Oil-price manipulation targeted by U.S. agency
WASHINGTON - The chief federal regulator of U.S. oil contract trades announced yesterday steps to restrain price manipulation and excessive speculation that many experts believe are driving up gasoline prices.
Critics said the action, while welcome, should have come months ago. "Frankly they've waited far too long," said Mark Cooper, director of research for the Consumer Federation of America, a consumer advocacy group.
Testifying before the Senate Agriculture Committee yesterday, Cooper said that the rise in oil prices - about 39 percent this year alone - means that speculators are costing American consumers an estimated $1,500 per family in additional spending annually on gasoline.
The Commodities Futures Trading Commission - an obscure regulatory agency now in the global spotlight - announced the change in oil-trading regulations yesterday. The steps, while limited, would require buyers of U.S. oil contracts on the London-based Intercontinental Exchange (ICE) to abide by U.S. regulations for the first time. The exchange handles about 30 percent of such contracts.
Critics of the CFTC insist that the absence of reporting requirements has allowed traders in London to purchase more oil contracts than they could have in the United States and influence the prices for oil traded in New York and London.

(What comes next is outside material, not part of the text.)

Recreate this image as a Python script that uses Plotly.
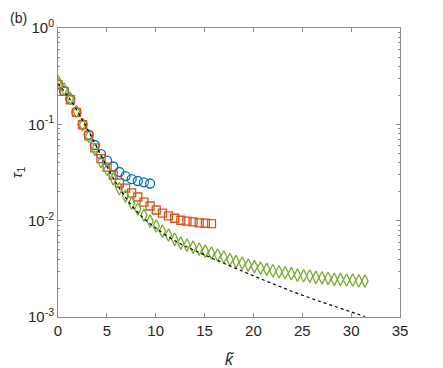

Large positions can be taken with few public details, and critics suspect collusion.
One such critic, Michael Greenberger, the CFTC's former director of trading under President Bill Clinton, said that yesterday's announcement was a good first step, but it still leaves the weaker British enforcement regime in charge of overseeing trades there rather than the full U.S. regulatory regime.
"They aren't applying the full weight of U.S. regulation to this institution [ICE]," which is owned by a group based in Atlanta, said Greenberger. He oversaw trading regulation at the CFTC from 1997 to 1999 and now teaches law at the University of Maryland.
Acting CFTC Chairman Walter Lukken defended his agency before the Senate Agriculture Committee. He noted the recent, rare acknowledgment that the commission been investigating oil price manipulation since December. Lukken also said his agency is mounting an exhaustive request for data from players in U.S. and foreign trading of oil contracts.